● Given instruction:
Restate each line word for word. Leave out every picture.

++++ Collected material ++++

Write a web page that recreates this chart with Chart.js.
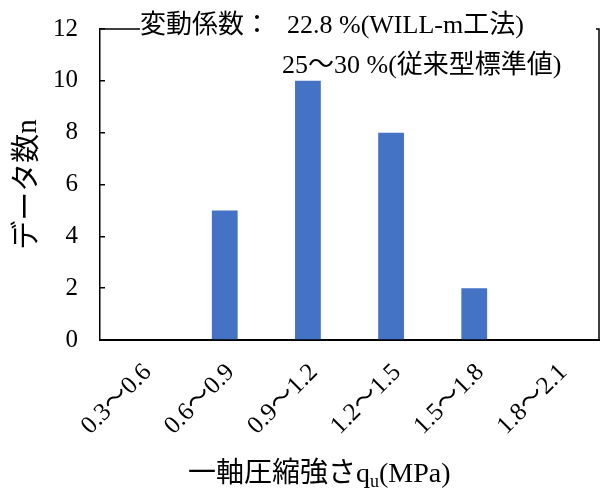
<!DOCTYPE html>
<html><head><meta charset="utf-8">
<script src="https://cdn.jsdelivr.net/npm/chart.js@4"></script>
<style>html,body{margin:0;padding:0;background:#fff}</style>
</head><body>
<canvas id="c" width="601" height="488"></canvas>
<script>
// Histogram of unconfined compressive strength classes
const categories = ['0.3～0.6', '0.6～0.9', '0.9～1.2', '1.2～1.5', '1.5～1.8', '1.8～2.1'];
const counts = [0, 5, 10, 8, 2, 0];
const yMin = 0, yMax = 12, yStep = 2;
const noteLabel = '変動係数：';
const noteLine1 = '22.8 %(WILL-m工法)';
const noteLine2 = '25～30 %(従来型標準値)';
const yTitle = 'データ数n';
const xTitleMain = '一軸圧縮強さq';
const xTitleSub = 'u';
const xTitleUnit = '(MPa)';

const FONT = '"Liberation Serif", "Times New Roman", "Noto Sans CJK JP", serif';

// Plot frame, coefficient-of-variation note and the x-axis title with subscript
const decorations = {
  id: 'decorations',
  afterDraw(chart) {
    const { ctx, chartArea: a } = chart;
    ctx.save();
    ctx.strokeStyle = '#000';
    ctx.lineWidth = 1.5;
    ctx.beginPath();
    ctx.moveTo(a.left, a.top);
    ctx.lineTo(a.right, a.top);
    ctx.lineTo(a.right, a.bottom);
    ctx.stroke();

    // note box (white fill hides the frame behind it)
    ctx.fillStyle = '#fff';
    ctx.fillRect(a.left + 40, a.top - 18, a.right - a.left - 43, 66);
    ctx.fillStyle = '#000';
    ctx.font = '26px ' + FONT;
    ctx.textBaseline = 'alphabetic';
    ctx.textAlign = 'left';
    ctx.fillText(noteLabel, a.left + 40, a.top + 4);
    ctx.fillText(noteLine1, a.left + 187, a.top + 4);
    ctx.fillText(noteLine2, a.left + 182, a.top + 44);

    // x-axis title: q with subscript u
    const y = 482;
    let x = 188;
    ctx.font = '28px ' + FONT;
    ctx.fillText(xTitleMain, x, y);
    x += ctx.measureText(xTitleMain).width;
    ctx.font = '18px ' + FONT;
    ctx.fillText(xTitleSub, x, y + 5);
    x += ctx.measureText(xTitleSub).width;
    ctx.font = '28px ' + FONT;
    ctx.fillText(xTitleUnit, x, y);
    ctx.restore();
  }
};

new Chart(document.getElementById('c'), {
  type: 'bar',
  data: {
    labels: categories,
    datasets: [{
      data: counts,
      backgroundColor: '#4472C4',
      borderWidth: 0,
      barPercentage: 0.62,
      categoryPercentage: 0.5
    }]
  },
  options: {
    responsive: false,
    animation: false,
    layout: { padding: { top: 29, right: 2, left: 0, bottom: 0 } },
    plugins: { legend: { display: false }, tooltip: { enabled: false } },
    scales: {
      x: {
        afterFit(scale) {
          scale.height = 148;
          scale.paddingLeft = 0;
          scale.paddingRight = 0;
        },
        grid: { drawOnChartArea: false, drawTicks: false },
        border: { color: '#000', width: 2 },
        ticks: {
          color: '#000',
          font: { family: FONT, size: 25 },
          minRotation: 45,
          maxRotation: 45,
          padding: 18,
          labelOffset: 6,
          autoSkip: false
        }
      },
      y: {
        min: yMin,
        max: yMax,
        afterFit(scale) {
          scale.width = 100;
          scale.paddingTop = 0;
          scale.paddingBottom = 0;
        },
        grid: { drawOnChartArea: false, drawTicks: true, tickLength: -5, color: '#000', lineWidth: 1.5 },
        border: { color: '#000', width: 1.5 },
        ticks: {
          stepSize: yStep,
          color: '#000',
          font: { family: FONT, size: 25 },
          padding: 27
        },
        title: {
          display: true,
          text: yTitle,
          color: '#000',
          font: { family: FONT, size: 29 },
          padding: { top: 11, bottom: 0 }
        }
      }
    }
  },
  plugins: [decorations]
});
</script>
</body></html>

++++

● Complete response:
Write a web page that recreates this chart with Chart.js.
<!DOCTYPE html>
<html><head><meta charset="utf-8">
<script src="https://cdn.jsdelivr.net/npm/chart.js@4"></script>
<style>html,body{margin:0;padding:0;background:#fff}</style>
</head><body>
<canvas id="c" width="601" height="488"></canvas>
<script>
// Histogram of unconfined compressive strength classes
const categories = ['0.3～0.6', '0.6～0.9', '0.9～1.2', '1.2～1.5', '1.5～1.8', '1.8～2.1'];
const counts = [0, 5, 10, 8, 2, 0];
const yMin = 0, yMax = 12, yStep = 2;
const noteLabel = '変動係数：';
const noteLine1 = '22.8 %(WILL-m工法)';
const noteLine2 = '25～30 %(従来型標準値)';
const yTitle = 'データ数n';
const xTitleMain = '一軸圧縮強さq';
const xTitleSub = 'u';
const xTitleUnit = '(MPa)';

const FONT = '"Liberation Serif", "Times New Roman", "Noto Sans CJK JP", serif';

// Plot frame, coefficient-of-variation note and the x-axis title with subscript
const decorations = {
  id: 'decorations',
  afterDraw(chart) {
    const { ctx, chartArea: a } = chart;
    ctx.save();
    ctx.strokeStyle = '#000';
    ctx.lineWidth = 1.5;
    ctx.beginPath();
    ctx.moveTo(a.left, a.top);
    ctx.lineTo(a.right, a.top);
    ctx.lineTo(a.right, a.bottom);
    ctx.stroke();

    // note box (white fill hides the frame behind it)
    ctx.fillStyle = '#fff';
    ctx.fillRect(a.left + 40, a.top - 18, a.right - a.left - 43, 66);
    ctx.fillStyle = '#000';
    ctx.font = '26px ' + FONT;
    ctx.textBaseline = 'alphabetic';
    ctx.textAlign = 'left';
    ctx.fillText(noteLabel, a.left + 40, a.top + 4);
    ctx.fillText(noteLine1, a.left + 187, a.top + 4);
    ctx.fillText(noteLine2, a.left + 182, a.top + 44);

    // x-axis title: q with subscript u
    const y = 482;
    let x = 188;
    ctx.font = '28px ' + FONT;
    ctx.fillText(xTitleMain, x, y);
    x += ctx.measureText(xTitleMain).width;
    ctx.font = '18px ' + FONT;
    ctx.fillText(xTitleSub, x, y + 5);
    x += ctx.measureText(xTitleSub).width;
    ctx.font = '28px ' + FONT;
    ctx.fillText(xTitleUnit, x, y);
    ctx.restore();
  }
};

new Chart(document.getElementById('c'), {
  type: 'bar',
  data: {
    labels: categories,
    datasets: [{
      data: counts,
      backgroundColor: '#4472C4',
      borderWidth: 0,
      barPercentage: 0.62,
      categoryPercentage: 0.5
    }]
  },
  options: {
    responsive: false,
    animation: false,
    layout: { padding: { top: 29, right: 2, left: 0, bottom: 0 } },
    plugins: { legend: { display: false }, tooltip: { enabled: false } },
    scales: {
      x: {
        afterFit(scale) {
          scale.height = 148;
          scale.paddingLeft = 0;
          scale.paddingRight = 0;
        },
        grid: { drawOnChartArea: false, drawTicks: false },
        border: { color: '#000', width: 2 },
        ticks: {
          color: '#000',
          font: { family: FONT, size: 25 },
          minRotation: 45,
          maxRotation: 45,
          padding: 18,
          labelOffset: 6,
          autoSkip: false
        }
      },
      y: {
        min: yMin,
        max: yMax,
        afterFit(scale) {
          scale.width = 100;
          scale.paddingTop = 0;
          scale.paddingBottom = 0;
        },
        grid: { drawOnChartArea: false, drawTicks: true, tickLength: -5, color: '#000', lineWidth: 1.5 },
        border: { color: '#000', width: 1.5 },
        ticks: {
          stepSize: yStep,
          color: '#000',
          font: { family: FONT, size: 25 },
          padding: 27
        },
        title: {
          display: true,
          text: yTitle,
          color: '#000',
          font: { family: FONT, size: 29 },
          padding: { top: 11, bottom: 0 }
        }
      }
    }
  },
  plugins: [decorations]
});
</script>
</body></html>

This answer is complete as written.